Sim, Gerald. 2011. « Historicizing Singapore Cinema: Questions of Colonial Influence and Spatiality ». Inter-Asia cultural studies 12 (no 3): 358-370.

Tan, Kenneth Paul. 2010. « Pontianaks, Ghosts and the Possessed: Female Monstrosity and National Anxiety in Singapore Cinema ». Asian Studies Review 34 (juin): 151-170.

Tan, See Kam et Jeremy Fernando. 2006. « Cinema and Nationalism: The Case of Singapore ». Dans David Joel, dir., Proceedings of the Whither the Orient Asians in Asian and Non-Asian Cinema Conference. Seoul, South Korea, Asia Culture Forum: 74-106.

Bin Sa’at, Alfian. 2012. « Hinterland, Heartland, Home : Affective Topography in Singapore Films ». Dans Baumgärtel, Tilman, dir, Southeast Asian Independant Cinema. Hong Kong UP : 33-50.
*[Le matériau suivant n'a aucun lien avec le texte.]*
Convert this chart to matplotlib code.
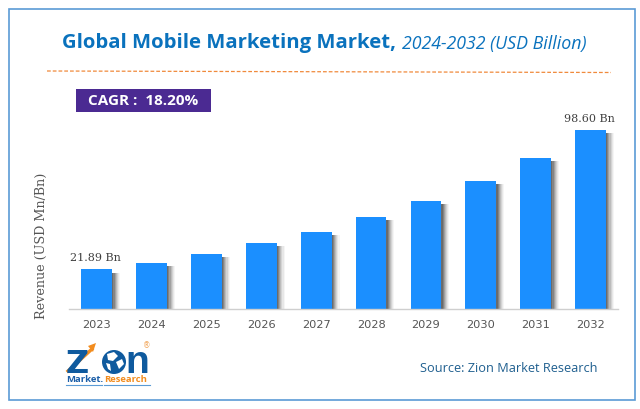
import matplotlib
matplotlib.use('Agg')
import matplotlib.pyplot as plt
from matplotlib.patches import Rectangle, Circle, Polygon
import numpy as np

years = ['2023', '2024', '2025', '2026', '2027', '2028', '2029', '2030', '2031', '2032']
revenue = [21.89, 25.4, 30.3, 36.4, 42.4, 50.7, 59.5, 70.5, 83.2, 98.60]
bar_labels = {0: '21.89 Bn', 9: '98.60 Bn'}

W, H = 640, 409
fig = plt.figure(figsize=(W / 100, H / 100), dpi=100)

# overlay axes in pixel coordinates for frame, title and logo
bg = fig.add_axes([0, 0, 1, 1])
bg.set_xlim(0, W)
bg.set_ylim(H, 0)
bg.axis('off')
bg.add_patch(Rectangle((8.5, 8.5), 626, 391.5, fill=False, ec='#5b9bd5', lw=1.2))

# title
bg.text(62, 43, 'Global Mobile Marketing Market,', color='#0a72bd', fontsize=14.6,
        fontweight='bold', family='Open Sans', va='center', ha='left')
bg.text(402, 44, '2024-2032 (USD Billion)', color='#0a72bd', fontsize=12.8,
        style='italic', family='Open Sans', va='center', ha='left')
bg.plot([47, 611], [71, 72.5], color='#f08a3c', lw=0.9, ls=(0, (3, 1.6)))

# CAGR box
bg.add_patch(Rectangle((76, 89), 135, 23, color='#4b2a92', lw=0))
bg.text(143, 101, 'CAGR :  18.20%', color='white', fontsize=11, fontweight='bold',
        family='Open Sans', va='center', ha='center')

# source
bg.text(420, 369, 'Source: Zion Market Research', color='#1f5f8f', fontsize=9.2,
        family='Open Sans', va='center', ha='left')

# logo
bg.text(66, 373, 'Z', color='#0f5a9e', fontsize=23, fontweight='bold', family='DejaVu Sans',
        va='baseline', ha='left')
bg.plot([68, 92], [371, 349], color='#f28c1e', lw=2.4)
bg.add_patch(Polygon([[88, 346], [96, 343], [93, 352]], color='#f28c1e', lw=0))
bg.add_patch(Circle((114, 362), 12, color='#0f5a9e', lw=0))
bg.add_patch(Polygon([[107, 354], [114, 352], [118, 356], [113, 361], [108, 360]], color='white', lw=0))
bg.add_patch(Polygon([[116, 362], [122, 359], [124, 364], [119, 369]], color='white', lw=0))
bg.add_patch(Polygon([[106, 363], [110, 364], [111, 371], [108, 369]], color='white', lw=0))
bg.text(125, 373, 'n', color='#0f5a9e', fontsize=28, fontweight='bold', family='Liberation Sans',
        va='baseline', ha='left')
bg.text(147, 346, '®', color='#f2a65a', fontsize=5.5, va='center', ha='center')
bg.text(66, 380, 'Market.', color='#1c5fa8', fontsize=6.8, fontweight='bold',
        family='Open Sans', va='center', ha='left')
bg.text(104, 380, 'Research', color='#f28c1e', fontsize=6.8, fontweight='bold',
        family='Open Sans', va='center', ha='left')
bg.plot([66, 102], [385, 385], color='#5b9bd5', lw=0.8)
bg.plot([104, 150], [385, 385], color='#5b9bd5', lw=0.8)

# main chart axes
ax = fig.add_axes([69 / W, 1 - 309 / H, (618 - 69) / W, (309 - 110) / H])
ax.patch.set_alpha(0)
x = np.arange(len(years))
ax.set_xlim(-0.505, 9.5)
ax.set_ylim(0, 199 / 1.815)

# soft shadow on the right side of the bars, dark next to the bar
offsets = [0.145, 0.125, 0.105, 0.085, 0.065, 0.045, 0.025]
alphas = [0.05, 0.08, 0.12, 0.16, 0.22, 0.3, 0.38]
for off, a in zip(offsets, alphas):
    ax.bar(x + off, np.array(revenue) - 1.8, width=0.56, bottom=0, color='#444444', alpha=a, lw=0)
ax.bar(x, revenue, width=0.56, color='#1b8fff', lw=0)

for i, lab in bar_labels.items():
    ax.text(x[i] - 0.02, revenue[i] + 3.6, lab, family='DejaVu Serif', fontsize=8, color='#404040',
            ha='center', va='bottom')

ax.set_xticks(x)
ax.set_xticklabels(years, fontsize=8.2, color='#555555', family='DejaVu Sans')
ax.tick_params(axis='x', length=0, pad=8)
ax.set_yticks([])
for s in ['top', 'right', 'left']:
    ax.spines[s].set_visible(False)
ax.spines['bottom'].set_color('#cfcfcf')
ax.spines['bottom'].set_linewidth(1)

bg.text(41, 246, 'Revenue (USD Mn/Bn)', rotation=90, family='DejaVu Serif', fontsize=9.2,
        color='#555555', va='center', ha='center')

fig.savefig('out.png', dpi=100)
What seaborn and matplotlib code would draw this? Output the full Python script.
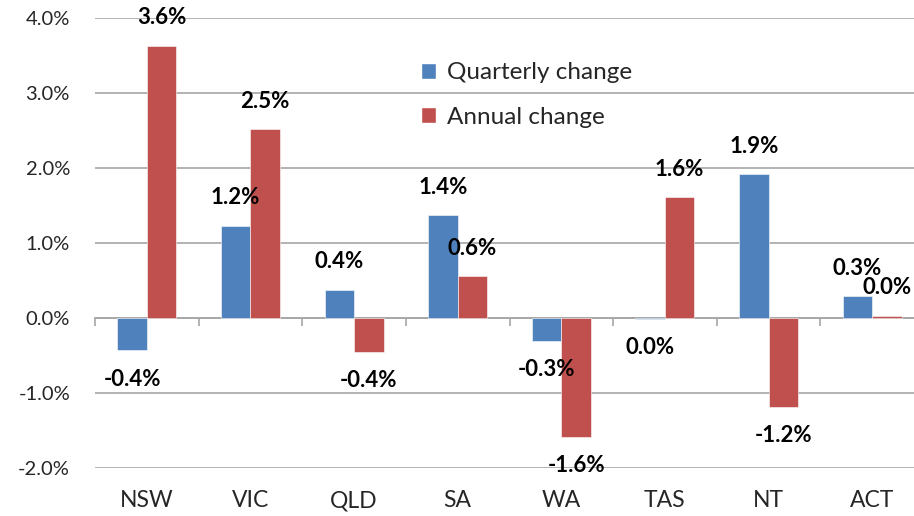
import matplotlib.pyplot as plt
import pandas as pd
import seaborn as sns
from matplotlib.patches import Patch

# chart values (percent)
states = ['NSW', 'VIC', 'QLD', 'SA', 'WA', 'TAS', 'NT', 'ACT']
quarterly = [-0.43, 1.23, 0.38, 1.37, -0.30, -0.01, 1.92, 0.29]
annual = [3.63, 2.52, -0.45, 0.56, -1.58, 1.61, -1.18, 0.03]
series = ['Quarterly change', 'Annual change']
colors = ['#4F81BD', '#C0504D']
yticks = [-2, -1, 0, 1, 2, 3, 4]

df = pd.DataFrame({
    'state': states * 2,
    'value': quarterly + annual,
    'series': [series[0]] * len(states) + [series[1]] * len(states),
})

sns.set_style('white')
plt.rcParams['font.family'] = ['Lato', 'DejaVu Sans']

fig = plt.figure(figsize=(9.14, 5.16), dpi=100)
ax = fig.add_axes([95 / 914, 1 - 468 / 516, 829 / 914, 450 / 516])

sns.barplot(data=df, x='state', y='value', hue='series', order=states,
            hue_order=series, palette=colors, saturation=1, width=0.57,
            edgecolor='white', linewidth=0.4, ax=ax)

# data labels, above positive bars and below negative ones
for cont in ax.containers:
    for bar in cont:
        v = bar.get_y() + bar.get_height()
        txt = f"{round(v, 1) + 0.0:.1f}%"
        ax.annotate(txt, (bar.get_x() + bar.get_width() / 2, v),
                    xytext=(0, 20 if v >= 0 else -21), textcoords='offset points',
                    ha='center', va='center', fontsize=16, fontweight='bold',
                    color='black')

ax.set_ylim(-2, 4)
ax.set_xlim(-0.5, 7.5)
ax.set_yticks(yticks)
ax.set_yticklabels([f"{t:.1f}%" for t in yticks], fontsize=14.5)
ax.set_xlabel('')
ax.set_ylabel('')
ax.tick_params(axis='y', length=0, pad=18)
ax.tick_params(axis='x', length=0, pad=16, labelsize=16.5)

for s in ax.spines.values():
    s.set_visible(False)
ax.yaxis.grid(True, color='#A6A6A6', linewidth=1.2)
ax.set_axisbelow(True)

# zero line with category boundary ticks
zero = ax.secondary_xaxis(1 / 3)
zero.set_xticks([i - 0.5 for i in range(len(states) + 1)])
zero.set_xticklabels([])
zero.tick_params(axis='x', direction='out', length=6, width=1.2, color='#A6A6A6')
zero.spines['bottom'].set_color('#A6A6A6')
zero.spines['bottom'].set_linewidth(1.2)

ax.get_legend().remove()
handles = [Patch(facecolor=c) for c in colors]
fig.legend(handles, series, loc='center left', bbox_to_anchor=(421 / 914, 1 - 95 / 516),
           frameon=False, fontsize=17.5, handlelength=0.6, handleheight=0.6,
           handletextpad=0.45, labelspacing=0.95, borderpad=0, borderaxespad=0)

fig.savefig('out.png', dpi=100)
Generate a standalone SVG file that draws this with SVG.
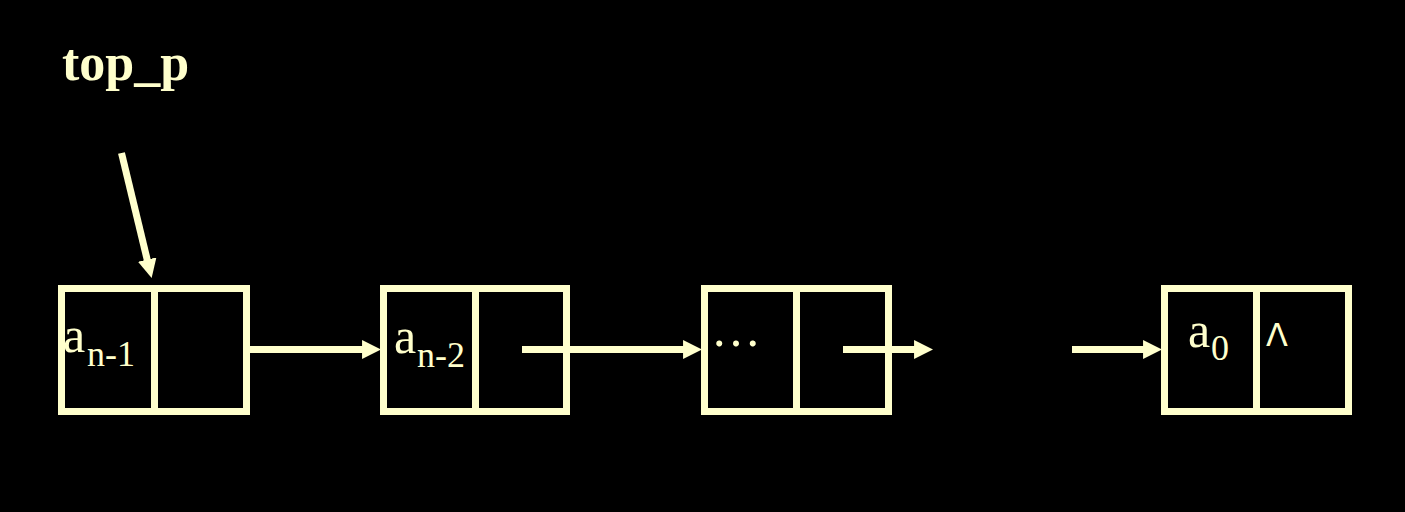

Slater, Ben. 2012. « Stealing Moments : A History of the Forgotten in Recent Singaporean Film ». Dans Baumgärtel, Tilman, dir, Southeast Asian Independant Cinema. Hong Kong UP : 51-58.
Uhde, Jan et Yvonne Ng Uhde. 2012. « The Substation and the Emergence of an Alternative Cinema Culture » Dans Ingawanij, May Adadol, McKay, Benjamin. Glimpses of Freedom: Independent Cinema in Southeast Asia. Ithaca, NY, Southeast Asia Program, Cornell University: 209-222.